# Brakemaster Pro Braking System......I think Ive Just Goofed!



## 101411 (Oct 15, 2006)

Hi.

Just imported a Fourwinds Chateau 31P 2005 from USA. I own a 2003 Jeep Grand Cherokee which I want to use as a toad. I have just bought a Brakemaster Pro braking system and Falcon 2 towbar system from Ebay in USA and am getting a friend to ship it back to the UK for me. Unfortunately I think I may have made a mistake with the braking system (please understand I have no knowledge of how or why they work as this kind of thing is not available in he UK). I thought the Brakemaster Pro was a fully self contained braking system that you just strap to the front of the seat and plug in. I think I may have got that a bit wrong!!

Having looked on the web there is all sorts of conflicting information about how and why they work. I need information from someone who actually owns and uses one please!!!!

Is this system a 2 part system with a bit that is fitted to the M/H braking system and the other half been the bit that attaches to the brake pedal of the Jeep or is the Brakemaster Pro totally self contained and just requires a power supply from inside the Jeep??

And also if it is a self contained unit how does it know when and how hard to apply the brakes??

Sorry if i sound a bit dumb but this is all new to me!!!

Many thanks in advance

Dazzer


----------



## 101411 (Oct 15, 2006)

All sorted. It is a stand alone unit that you just plug into the cigarette lighter and set up once.

However there are very differing reports all over the USA sites as to how well the thing actually works. Some say it flattens the battery very quickly and keeps applying the brakes for no reason, whilst others say it works really well. I guess ill just have to "suck it and see!!" when it get here. Its probably a case of not setting it up properly in the first place and then moaning about it never having read the instruction manual!!
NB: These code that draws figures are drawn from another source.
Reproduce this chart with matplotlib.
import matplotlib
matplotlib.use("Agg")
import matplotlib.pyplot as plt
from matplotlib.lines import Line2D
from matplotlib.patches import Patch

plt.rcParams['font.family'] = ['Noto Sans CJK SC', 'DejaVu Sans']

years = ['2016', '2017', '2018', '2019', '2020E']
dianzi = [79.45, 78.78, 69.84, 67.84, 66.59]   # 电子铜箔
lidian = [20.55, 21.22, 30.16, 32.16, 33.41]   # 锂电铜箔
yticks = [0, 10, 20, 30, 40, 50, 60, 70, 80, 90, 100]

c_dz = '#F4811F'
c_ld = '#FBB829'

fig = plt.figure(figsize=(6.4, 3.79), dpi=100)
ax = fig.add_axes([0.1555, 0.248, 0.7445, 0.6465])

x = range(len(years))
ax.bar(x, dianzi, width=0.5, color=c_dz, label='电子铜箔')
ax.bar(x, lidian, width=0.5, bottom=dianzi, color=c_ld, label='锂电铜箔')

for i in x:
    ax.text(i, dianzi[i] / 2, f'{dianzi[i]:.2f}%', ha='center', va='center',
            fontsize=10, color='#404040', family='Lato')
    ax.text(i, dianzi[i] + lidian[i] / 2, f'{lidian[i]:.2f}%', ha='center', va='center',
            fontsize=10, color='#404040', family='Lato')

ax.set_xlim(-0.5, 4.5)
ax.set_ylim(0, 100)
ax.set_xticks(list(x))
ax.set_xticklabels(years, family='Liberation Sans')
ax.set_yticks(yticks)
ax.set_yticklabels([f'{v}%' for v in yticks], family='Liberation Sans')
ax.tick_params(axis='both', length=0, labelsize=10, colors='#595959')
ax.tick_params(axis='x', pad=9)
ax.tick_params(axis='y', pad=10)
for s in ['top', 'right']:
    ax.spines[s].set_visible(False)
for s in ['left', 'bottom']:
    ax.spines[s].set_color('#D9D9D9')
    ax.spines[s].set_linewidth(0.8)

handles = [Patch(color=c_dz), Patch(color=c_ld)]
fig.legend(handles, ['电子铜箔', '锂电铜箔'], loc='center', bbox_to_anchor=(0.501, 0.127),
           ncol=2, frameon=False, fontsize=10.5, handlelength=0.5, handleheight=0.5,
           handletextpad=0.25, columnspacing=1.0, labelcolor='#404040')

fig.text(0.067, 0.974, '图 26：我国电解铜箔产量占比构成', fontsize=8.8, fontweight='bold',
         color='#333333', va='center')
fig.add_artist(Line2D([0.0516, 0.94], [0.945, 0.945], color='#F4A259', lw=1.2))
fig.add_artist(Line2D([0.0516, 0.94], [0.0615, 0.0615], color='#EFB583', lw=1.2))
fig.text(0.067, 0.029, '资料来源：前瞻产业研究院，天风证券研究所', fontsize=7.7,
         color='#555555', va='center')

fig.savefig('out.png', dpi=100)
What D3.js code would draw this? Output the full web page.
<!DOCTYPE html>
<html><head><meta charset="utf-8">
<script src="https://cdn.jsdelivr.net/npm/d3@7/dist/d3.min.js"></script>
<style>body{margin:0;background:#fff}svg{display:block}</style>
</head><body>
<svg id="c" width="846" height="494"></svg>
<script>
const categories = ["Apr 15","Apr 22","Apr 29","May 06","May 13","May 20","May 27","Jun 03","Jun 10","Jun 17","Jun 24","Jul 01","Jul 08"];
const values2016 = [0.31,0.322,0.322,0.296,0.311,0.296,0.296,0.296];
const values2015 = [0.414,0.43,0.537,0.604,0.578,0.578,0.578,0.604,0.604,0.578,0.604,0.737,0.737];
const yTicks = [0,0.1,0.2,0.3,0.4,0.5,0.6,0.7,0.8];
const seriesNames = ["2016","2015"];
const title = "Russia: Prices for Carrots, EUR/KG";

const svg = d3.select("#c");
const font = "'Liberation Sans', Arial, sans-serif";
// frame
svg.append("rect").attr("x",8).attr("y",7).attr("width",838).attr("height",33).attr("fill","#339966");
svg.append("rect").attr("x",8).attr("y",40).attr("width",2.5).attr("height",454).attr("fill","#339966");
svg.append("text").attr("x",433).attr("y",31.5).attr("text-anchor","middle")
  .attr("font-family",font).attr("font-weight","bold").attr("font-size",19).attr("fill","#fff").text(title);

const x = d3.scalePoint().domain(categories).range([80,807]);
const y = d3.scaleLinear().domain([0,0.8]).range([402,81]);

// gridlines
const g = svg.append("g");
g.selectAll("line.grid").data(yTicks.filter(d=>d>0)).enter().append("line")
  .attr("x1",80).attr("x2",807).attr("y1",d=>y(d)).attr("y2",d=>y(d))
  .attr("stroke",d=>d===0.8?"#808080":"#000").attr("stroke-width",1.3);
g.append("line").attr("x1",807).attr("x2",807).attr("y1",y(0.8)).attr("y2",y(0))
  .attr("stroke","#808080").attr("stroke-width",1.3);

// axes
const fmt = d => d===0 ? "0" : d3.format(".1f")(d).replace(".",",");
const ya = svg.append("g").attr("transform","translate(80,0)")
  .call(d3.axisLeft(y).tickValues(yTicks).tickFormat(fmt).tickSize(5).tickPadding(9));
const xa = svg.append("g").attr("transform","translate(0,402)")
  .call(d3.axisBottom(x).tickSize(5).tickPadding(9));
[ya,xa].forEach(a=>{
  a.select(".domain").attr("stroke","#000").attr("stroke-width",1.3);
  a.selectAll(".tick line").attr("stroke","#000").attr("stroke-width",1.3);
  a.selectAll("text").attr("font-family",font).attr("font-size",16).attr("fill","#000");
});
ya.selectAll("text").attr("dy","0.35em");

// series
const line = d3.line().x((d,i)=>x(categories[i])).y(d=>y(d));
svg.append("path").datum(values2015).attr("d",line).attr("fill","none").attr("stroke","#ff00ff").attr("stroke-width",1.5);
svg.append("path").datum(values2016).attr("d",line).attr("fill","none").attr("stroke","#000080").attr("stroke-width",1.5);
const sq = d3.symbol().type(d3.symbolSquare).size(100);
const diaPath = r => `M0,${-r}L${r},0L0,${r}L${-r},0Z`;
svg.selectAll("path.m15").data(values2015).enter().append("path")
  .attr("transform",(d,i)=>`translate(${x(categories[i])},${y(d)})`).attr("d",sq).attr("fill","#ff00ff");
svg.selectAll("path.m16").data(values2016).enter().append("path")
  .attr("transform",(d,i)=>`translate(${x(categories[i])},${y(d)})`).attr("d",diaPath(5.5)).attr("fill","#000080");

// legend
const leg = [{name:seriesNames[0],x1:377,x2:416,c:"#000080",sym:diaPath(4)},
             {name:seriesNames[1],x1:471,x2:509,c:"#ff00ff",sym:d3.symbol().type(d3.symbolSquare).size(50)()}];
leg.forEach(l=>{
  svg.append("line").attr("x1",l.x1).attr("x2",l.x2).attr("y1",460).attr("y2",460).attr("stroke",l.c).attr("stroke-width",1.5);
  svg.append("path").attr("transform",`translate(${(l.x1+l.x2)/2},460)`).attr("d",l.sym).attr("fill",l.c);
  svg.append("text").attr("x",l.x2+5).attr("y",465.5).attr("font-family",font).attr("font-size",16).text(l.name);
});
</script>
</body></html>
Will let you know how i get on with it when it arrives in a few weeks time.

Thanks

Dazzer


----------



## des (Aug 13, 2005)

dazzer

i use a brake buddy, which i think is similar. does not flatten the battery. only uses much power when pumping up the air pressure vessel after braking application. when adjusted correctly, this may only be a few times per journey, as i set mine up to operate only under moderate to severe braking.

good luck

des


----------



## eddievanbitz (May 1, 2005)

It is however illegal. Although electrical braking systems seem to work very well our laws do not permit there use as braking systems have to be mechanical.

Some will take the view that they are sticking to the "spirit of the law," which I doubt would carry any weight in the event of a fatal crash. 

Outside a school, 30mph in a 20mph in the middle of the schools holidays will still get me a fine and points.

Just a thought


----------



## Superk (Aug 22, 2005)

Make sure the brake fully releases - came across a guy in Spain towing a Renault Kangoo - brake didn't release fully causing serious damage - £1,200 to repair.


----------